Uniformly accelerated mirrors. II. Quantum correlations

We study the correlations between the particles emitted by moving mirrors. To this end, we first analyze $〈T_{\mu \nu }{\mathrm{}\left(x\right)T}_{\alpha \beta }{(x}^{\prime })〉,$ the two-point function of the stress tensor of the radiation field. In this we generalize the work undertaken by Carlitz and Willey. To further analyze how the vacuum correlations on ${\mathcal{J}}^{-}$ are scattered by the mirror and redistributed among the pairs of particles produced, we use a more powerful approach based on the value of $T_{\mu \nu }$ which is conditional on the detection of a given particle on ${\mathcal{J}}^{+}.$ We apply both methods to the fluxes emitted by a uniformly accelerated mirror. This case is particularly interesting because of its strong interferences which lead to a vanishing flux, and because of its divergences which are due to the infinite blueshift effects associated with the horizons.
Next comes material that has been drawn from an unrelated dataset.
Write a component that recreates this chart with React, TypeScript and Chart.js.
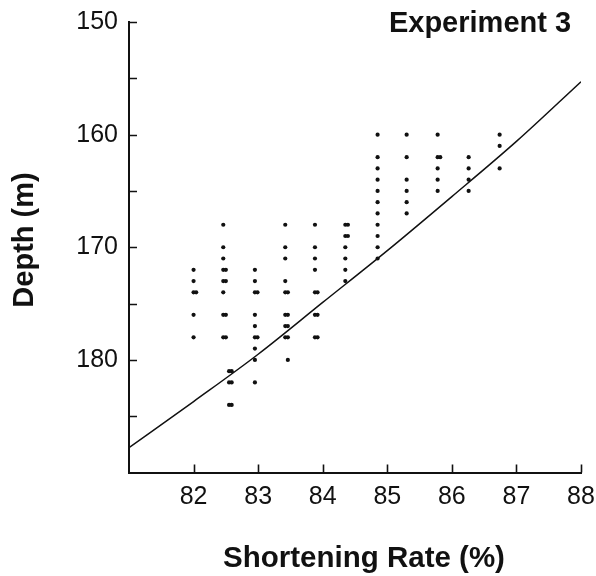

Using the conditional value of $T_{\mu \nu },$ we reveal the existence of correlations between the particles created and their partners in a domain where the mean fluxes and the two-point function vanish. This demonstrates that the scattering by an accelerated mirror leads to a steady conversion of vacuum fluctuations into pairs of quanta. In the last section, we study the scattering by two uniformly accelerated mirrors which follow symmetrical trajectories (i.e., which possess the same horizons). When using the Davies-Fulling model, the Bogoliubov coefficients encoding pair creation vanish because of perfectly destructive interferences. When using regularized amplitudes, these interferences are inevitably lost, thereby giving rise to pair creation.